My older brother died at forty-two years of age, and the loss I felt was so great that… I stopped praying and going to church. Just writing these lines has been very difficult, but since I subscribed to receive your messages by email two weeks ago, I decided to take the risk. I don’t want to keep feeling this resentment toward God for having lost my brother. Why do I feel this way?
Thank you for trusting us enough to confide in us, even though it was difficult for you to express your feelings. No one can make you feel differently than you do, for you have suffered a great loss and your brother is never coming back. However, we will attempt to answer your question of why you feel such resentment toward God.
Imagine a wood fire, burning slowly but steadily. When more wood is added, the low flames may flash higher for a short time, but then they die back down to the steady, slow burn. The fire isn’t big enough to get out of control, but it is enough to cause heat and the eventual consumption of the wood. The fire will only die out when it has consumed all the wood.
The pain you feel because of your brother’s death is like the slow fire. It is always there, burning inside of you. However, you subconsciously fear that the memory of your brother will fade away eventually and that he will be forgotten. That thought makes you angry because you loved him so much, so you have to get more fuel for the fire so that it will flash and then keep burning steadily.
Resentment is fuel for the fire. So you resent the only One who you believe could have prevented your brother from dying: God. Every time you think of your brother, the thought turns into fuel for the fire because that is how you have been keeping his memory alive. Your thoughts progress like this: God is supernatural, so He could have prevented this great loss. — Why didn’t He? — He should have! — It’s His fault! Throw wood on the fire, and your brother’s memory is kept alive inside of you.
Blaming God is like punishing him for what you perceive that He did wrong. When you choose to stay away from church and to not have a relationship with God through prayer, you subconsciously think that you are giving God the punishment that He deserves for what He did to your brother and to you.
Just because we think something, does not make it true. When we are in pain, our feelings can deceive our minds into believing and acting upon irrational thoughts. Believing that resentment against anyone will punish him or her for what they have done is irrational. Instead, the slow burn only destroys the inside of the person who keeps adding fuel to the fire.
Of course, we would prefer that God miraculously intervene to interrupt the natural progression of life and death, especially when the person is someone we love. But when we demand that He do it, and try to punish Him for not doing it, then we demonstrate that we believe we should be God and He should take orders from us.

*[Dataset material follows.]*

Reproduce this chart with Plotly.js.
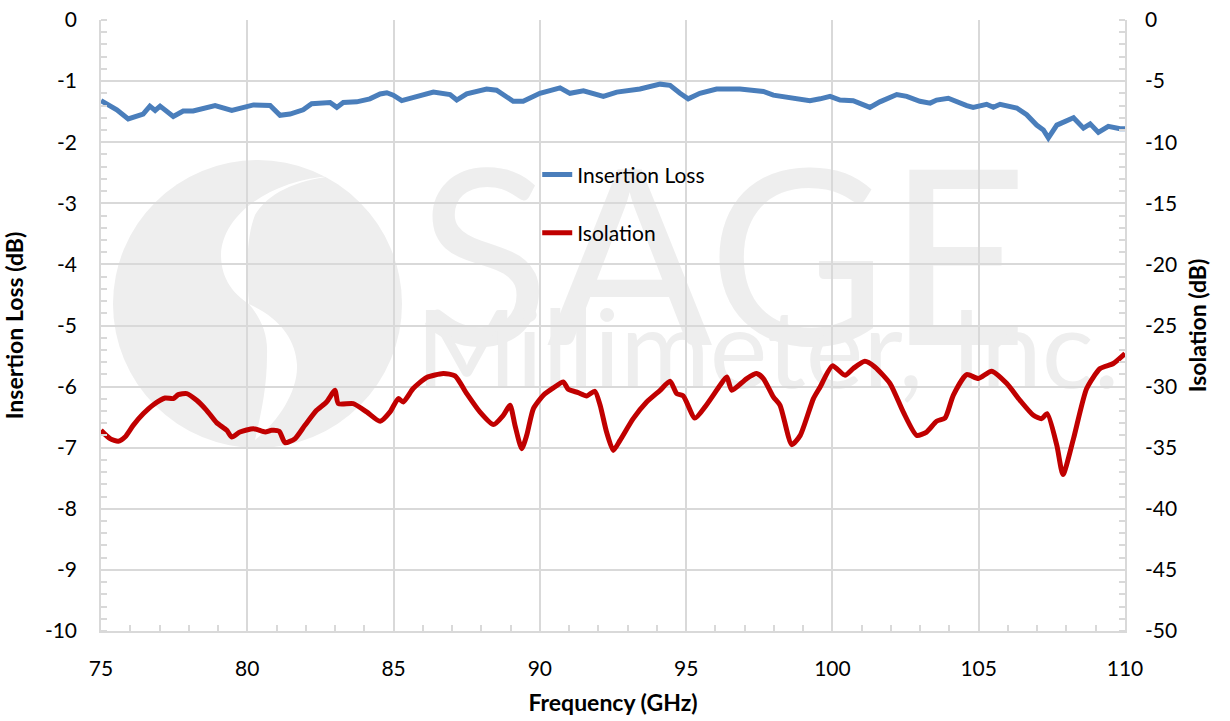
<!DOCTYPE html>
<html>
<head>
<meta charset="utf-8">
<script src="https://cdn.plot.ly/plotly-3.0.1.min.js"></script>
<style>
  html, body { margin: 0; padding: 0; background: #ffffff; }
  #wrap { position: relative; width: 1230px; height: 721px; }
  #wm, #chart { position: absolute; left: 0; top: 0; width: 1230px; height: 721px; }
  #wm { z-index: 0; }
  #chart { z-index: 1; }
</style>
</head>
<body>
<div id="wrap"><div id="wm"></div><div id="chart"></div></div>
<script>
// ---- Data ----
const ilFreq = [75.0, 75.54, 75.93, 76.44, 76.67, 76.85, 77.02, 77.47, 77.81, 78.15, 78.90, 79.47, 80.21, 80.78, 81.12, 81.46, 81.91, 82.20, 82.83, 83.06, 83.28, 83.74, 84.19, 84.54, 84.77, 84.99, 85.28, 85.56, 86.36, 86.93, 87.16, 87.50, 87.84, 88.18, 88.52, 88.87, 89.09, 89.43, 90.00, 90.69, 91.03, 91.49, 92.17, 92.63, 93.42, 94.11, 94.45, 94.79, 95.07, 95.47, 96.04, 96.84, 97.64, 97.98, 98.55, 99.23, 99.58, 99.92, 100.26, 100.71, 101.28, 101.62, 102.20, 102.54, 102.99, 103.34, 103.56, 103.96, 104.59, 104.81, 105.27, 105.50, 105.73, 106.30, 106.64, 106.98, 107.21, 107.38, 107.67, 108.01, 108.24, 108.58, 108.81, 109.09, 109.43, 109.83, 110.0];
const ilLoss = [-1.32, -1.47, -1.62, -1.54, -1.41, -1.48, -1.41, -1.58, -1.49, -1.49, -1.40, -1.48, -1.39, -1.40, -1.56, -1.54, -1.47, -1.37, -1.35, -1.43, -1.35, -1.34, -1.29, -1.21, -1.19, -1.23, -1.32, -1.28, -1.18, -1.22, -1.31, -1.21, -1.18, -1.13, -1.15, -1.26, -1.33, -1.33, -1.20, -1.11, -1.20, -1.16, -1.25, -1.18, -1.13, -1.05, -1.07, -1.20, -1.29, -1.20, -1.13, -1.13, -1.17, -1.23, -1.27, -1.32, -1.29, -1.25, -1.31, -1.32, -1.43, -1.34, -1.22, -1.25, -1.33, -1.36, -1.31, -1.28, -1.40, -1.43, -1.38, -1.43, -1.38, -1.44, -1.55, -1.72, -1.80, -1.93, -1.72, -1.65, -1.60, -1.77, -1.70, -1.84, -1.74, -1.78, -1.78];

const isoFreq = [75.0, 75.31, 75.59, 75.82, 76.10, 76.45, 76.79, 77.19, 77.47, 77.64, 77.93, 78.27, 78.61, 78.95, 79.30, 79.47, 79.75, 80.21, 80.61, 80.83, 81.09, 81.29, 81.63, 81.97, 82.37, 82.71, 83.00, 83.11, 83.62, 84.08, 84.54, 84.88, 85.16, 85.33, 85.67, 86.13, 86.70, 87.10, 87.50, 87.95, 88.41, 88.75, 88.98, 89.15, 89.38, 89.55, 89.78, 90.12, 90.46, 90.80, 90.97, 91.31, 91.60, 91.88, 92.06, 92.28, 92.51, 92.74, 93.19, 93.65, 94.11, 94.45, 94.68, 94.90, 95.30, 95.70, 96.16, 96.39, 96.56, 97.07, 97.41, 97.64, 97.98, 98.21, 98.61, 98.90, 99.35, 99.58, 100.0, 100.43, 100.71, 101.11, 101.45, 101.97, 102.42, 102.88, 103.22, 103.56, 103.85, 104.13, 104.59, 104.99, 105.44, 105.96, 106.41, 106.87, 107.15, 107.34, 107.67, 107.88, 108.24, 108.69, 109.15, 109.60, 110.0];
const isolation = [-33.58, -34.26, -34.48, -34.13, -33.17, -32.21, -31.48, -30.93, -30.98, -30.66, -30.57, -31.12, -31.94, -32.95, -33.58, -34.13, -33.72, -33.44, -33.72, -33.58, -33.66, -34.59, -34.26, -33.17, -31.94, -31.26, -30.30, -31.39, -31.39, -32.07, -32.84, -32.07, -30.98, -31.26, -30.16, -29.26, -28.93, -29.12, -30.57, -32.07, -33.11, -32.35, -31.53, -33.17, -35.08, -33.99, -31.80, -30.71, -30.11, -29.62, -30.22, -30.49, -30.76, -30.38, -31.53, -33.72, -35.22, -34.40, -32.62, -31.26, -30.30, -29.56, -30.57, -30.76, -32.57, -31.48, -29.89, -29.21, -30.30, -29.34, -28.93, -29.34, -30.84, -31.53, -34.75, -33.99, -30.98, -30.03, -28.30, -29.07, -28.52, -27.93, -28.39, -29.75, -32.07, -33.99, -33.72, -32.84, -32.57, -30.71, -29.02, -29.34, -28.74, -29.75, -31.12, -32.35, -32.62, -32.21, -34.81, -37.20, -34.26, -30.16, -28.52, -28.11, -27.30];

const seriesNames = ["Insertion Loss", "Isolation"];
const xTitle = "Frequency (GHz)";
const yTitle = "Insertion Loss (dB)";
const y2Title = "Isolation (dB)";
const yTickVals = [0, -1, -2, -3, -4, -5, -6, -7, -8, -9, -10];
const yTickText = ["0", "-1", "-2", "-3", "-4", "-5", "-6", "-7", "-8", "-9", "-10"];
const y2TickVals = [0, -5, -10, -15, -20, -25, -30, -35, -40, -45, -50];
const y2TickText = ["0", "-5", "-10", "-15", "-20", "-25", "-30", "-35", "-40", "-45", "-50"];
const wmTitle = "SAGE";
const wmSub = "Millimeter, Inc.";

// ---- Watermark (background layer) ----
const WM = "#eeeeee";
Plotly.newPlot("wm", [], {
  width: 1230, height: 721,
  margin: {l: 0, r: 0, t: 0, b: 0},
  paper_bgcolor: "#ffffff", plot_bgcolor: "#ffffff",
  xaxis: {range: [0, 1230], visible: false, fixedrange: true},
  yaxis: {range: [721, 0], visible: false, fixedrange: true},
  showlegend: false,
  shapes: [
    {type: "circle", xref: "x", yref: "y", x0: 113, x1: 402, y0: 160, y1: 448, fillcolor: WM, line: {width: 0}},
    {type: "path", xref: "x", yref: "y", path: "M 332,176 C 270,180 222,215 221,255 C 221,280 235,295 249,304 C 247,280 245,240 255,215 C 268,193 295,181 332,176 Z", fillcolor: "#ffffff", line: {width: 0}},
    {type: "path", xref: "x", yref: "y", path: "M 249,304 C 262,320 268,335 267,355 C 267,385 262,410 255,440 C 280,420 298,390 297,365 C 296,340 280,318 249,304 Z", fillcolor: "#ffffff", line: {width: 0}}
  ],
  annotations: [
    {x: 723, y: 250, xref: "x", yref: "y", text: wmTitle, showarrow: false, xanchor: "center", yanchor: "middle",
     font: {family: "Lato, 'Open Sans', sans-serif", size: 245, color: WM}},
    {x: 768, y: 345, xref: "x", yref: "y", text: wmSub, showarrow: false, xanchor: "center", yanchor: "middle",
     font: {family: "Lato, 'Open Sans', sans-serif", size: 109, color: WM}}
  ]
}, {staticPlot: true, displayModeBar: false});

// ---- Main chart ----
const FONT = "Lato, 'Liberation Sans', sans-serif";
const GRID = "#d9d9d9";
const traces = [
  {x: ilFreq, y: ilLoss, name: seriesNames[0], type: "scatter", mode: "lines", yaxis: "y",
   legendgroup: "a", line: {color: "#4a7ebb", width: 5}},
  {x: isoFreq, y: isolation, name: seriesNames[1], type: "scatter", mode: "lines", yaxis: "y2",
   legendgroup: "b", line: {color: "#c00000", width: 5, shape: "spline", smoothing: 0.6}}
];

const layout = {
  width: 1230, height: 721,
  margin: {l: 101, r: 105, t: 20, b: 90},
  paper_bgcolor: "rgba(0,0,0,0)", plot_bgcolor: "rgba(0,0,0,0)",
  font: {family: FONT, size: 21, color: "#000000"},
  showlegend: true,
  legend: {x: 0.426, y: 0.780, xanchor: "left", yanchor: "top", bgcolor: "rgba(0,0,0,0)",
           font: {family: FONT, size: 21, color: "#000000"}, tracegroupgap: 28, traceorder: "grouped"},
  xaxis: {
    range: [75, 110], dtick: 5, tick0: 75,
    showgrid: true, gridcolor: GRID, gridwidth: 1.5,
    showline: true, linecolor: GRID, linewidth: 1.5,
    ticks: "", ticklabelstandoff: 18, zeroline: false,
    minor: {dtick: 1, ticks: "inside", ticklen: 6, tickcolor: GRID, tickwidth: 1.5, showgrid: false},
    tickfont: {family: FONT, size: 21, color: "#000000"},
    title: {text: xTitle, font: {family: FONT, size: 23, color: "#000000", weight: "bold"}, standoff: 16}
  },
  yaxis: {
    range: [-10, 0], tickmode: "array", tickvals: yTickVals, ticktext: yTickText,
    showgrid: true, gridcolor: GRID, gridwidth: 1.5,
    showline: true, linecolor: GRID, linewidth: 1.5,
    ticks: "", ticklabelstandoff: 18, zeroline: false,
    minor: {dtick: 0.2, ticks: "inside", ticklen: 6, tickcolor: GRID, tickwidth: 1.5, showgrid: false},
    tickfont: {family: FONT, size: 21, color: "#000000"},
    title: {text: yTitle, font: {family: FONT, size: 23, color: "#000000", weight: "bold"}, standoff: 15}
  },
  yaxis2: {
    range: [-50, 0], overlaying: "y", side: "right", tickmode: "array", tickvals: y2TickVals, ticktext: y2TickText,
    showgrid: false, showline: true, linecolor: GRID, linewidth: 1.5,
    ticks: "", ticklabelstandoff: 14, zeroline: false,
    minor: {dtick: 1, ticks: "inside", ticklen: 6, tickcolor: GRID, tickwidth: 1.5, showgrid: false},
    tickfont: {family: FONT, size: 21, color: "#000000"},
    title: {text: y2Title, font: {family: FONT, size: 23, color: "#000000", weight: "bold"}, standoff: 14}
  }
};

Plotly.newPlot("chart", traces, layout, {displayModeBar: false});
</script>
</body>
</html>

Disease and violence are what cause people to die; healthy habits and good genes are what cause people to live. We don’t blame or credit God for our habits because we understand that we make our own choices. We have learned that the human body functions as a result of a pumping heart, brain waves, and chemical substances. God created it and set it in motion, but He then gave the human race both the ability and the responsibility to make choices that would ultimately affect themselves and all the generations after them.
God loves you very much and wants to give you peace. Rather than fueling resentment, a better way to keep your brother’s memory alive is by displaying pictures of him, telling stories about him, and doing positive things for other people that you believe he would have wanted.